While budget crises have sparked efforts to curb the costs of mass incarceration, financial considerations have also intensified incentives for the aggressive use of a less-visible form of punishment—fines, fees, assessments, and related ways to make people pay. Collectively, these ways to extract money through criminal justice processing are called “legal financial obligations” or LFOs. The investigation into Ferguson by the U.S. Department of Justice yielded powerful insights into the hidden institutional pressures to raise revenue through pursuing community members and exacting LFOS. This hidden tax is harshly regressive—disproportionately imposed on community members who are often the least financially situated to pay.
Well before the Justice Department’s Ferguson report, Wayne A. Logan and Ronald F. Wright were sounding the alarm about institutional incentives to slam people with LFOs. Logan and Wright’s important article sheds light on the institutional incentives to extract money and the limited constraints to safeguard against what they dub mercenary justice.
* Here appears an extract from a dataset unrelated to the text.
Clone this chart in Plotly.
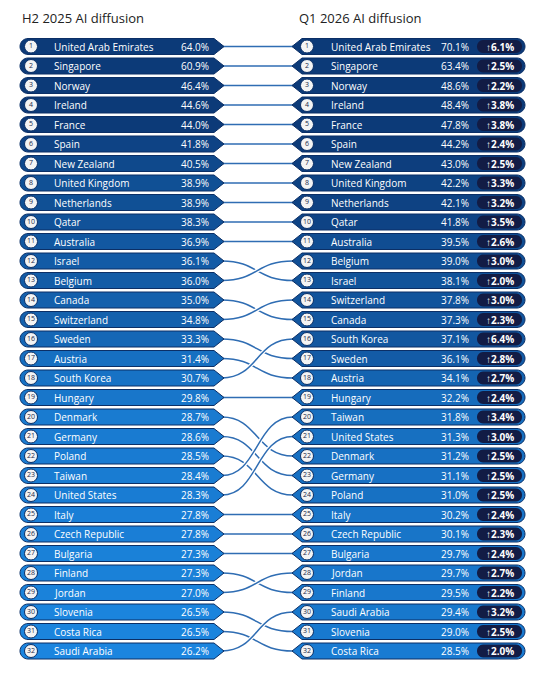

I have encouraged my students engaged in criminal justice advocacy and research to read and circulate Logan and Wright’s important article because it is compelling and accessible. The piece accomplishes an important feat for law review articles aimed at spurring reform—being of great value to scholars and specialists as well as a general audience able to act on reform proposals.
Logan and Wright begin by tracing the long pedigree of perverse incentives for mercenary justice. In both England and the United States, constables and justices of the peace were paid through fees paid by defendants and through reward money for successful prosecutions. (Pp. 1180-1185.) This created incentives for orchestrating crimes to collect fees and rewards, and paying the players through kickbacks. (P. 1182.) It also created perverse incentives to vigorously pursue crimes where the financial benefits were greatest rather than those with lower financial payouts even if the harms were more serious. (P. 1182.)
The rise of professional police forces and prosecutors tempered the profit-driven incentives with professionalized norms and ethics—but concerns over enforcement decisions driven by money-making persisted. (Pp. 1183-1184.) Periodically, allegations still flared that officials were arresting poor people for vagrancy and public drunkenness to ramp up volumes of cases and secure more funding. (P. 1184.)
Moving from the past to the present, Logan and Wright explain the complex landscape of LFOs attached to low-level misdemeanors and infractions. (Pp. 1185-1196.) Examples of pre-judgment LFOs include “booking fees” to pay the government for the costs of enforcement and other aims; pre-trial diversion monitoring fees to prosecutors; abatement fees to secure dismissal of charges or stayed adjudication; and fees accompanying applications for court-appointed counsel for the indigent. (Pp. 1187-1189.) Examples of post-judgment LFOs include the assessment of court costs and mandated assessments after conviction; “pay-to-stay” assessments for the costs of incarceration; fines and forfeitures in connection with the offense; and expungement fees in contexts where offenders qualify to expunge their record. (Pp. 1192-1196.) The types and mixes of LFOs vary from jurisdiction to jurisdiction.
Logan and Wright analyze constitutional limits on judicial financial incentives to secure conviction. (Pp. 1197-1209) They illuminate how the cases reveal two main concerns—neutrality and individualization. In terms of neutrality, due process does not forbid the government from financially benefiting from criminal law enforcement but it imposes limits such as forbidding judges to benefit personally. Individuality means that the LFO and penalties for nonpayment should be based on the nature of the offense and the individual offender’s ability to pay. In general, however, courts tend to defer to legislatively defined fines, fees and costs. (P. 1209.)
Arguing that existing judicial doctrines are a limited and insufficient constraint, Logan and Wright propose new principles to govern LFOs. (Pp. 1210-1225.) They argue that payments exacted earlier in criminal justice processing, such as pre-adjudication diversion processing fees, are more suspect. (P. 1211.) They also argue that other risk factors for self-dealing include the prominence of revenue generation as a purpose for an LFO; the same agency collecting and benefitting from the LFO; and private agencies doing the collecting. (Pp. 1212-1213.)
Logan and Wright recommend the creation of independent commissions analogous to sentencing commissions to review, monitor and improve LFO practices and decide whether to approve new LFOs. (Pp. 1215-1223.) A commission could take a system-wide view of LFOs to safeguard against the proliferation and compounding of onerous LFOs and examine the effects of LFOs on defendants.
Hopefully legislators as well as scholars will use Logan and Wright’s valuable article. Logan and Wright offer a well-reasoned feasible proposal at an important time of awakening about the costs exacted by criminal justice processing. The Ferguson report revealed how regressive bleeding of criminal justice defendants to generate revenue exacts huge costs in terms of eroding community trust and peace and intensifying tensions at risk of eruption. While it takes more than a commission to address the deep challenges, an LFO commission and Wayne and Logan’s principles to guide the commission are an important start.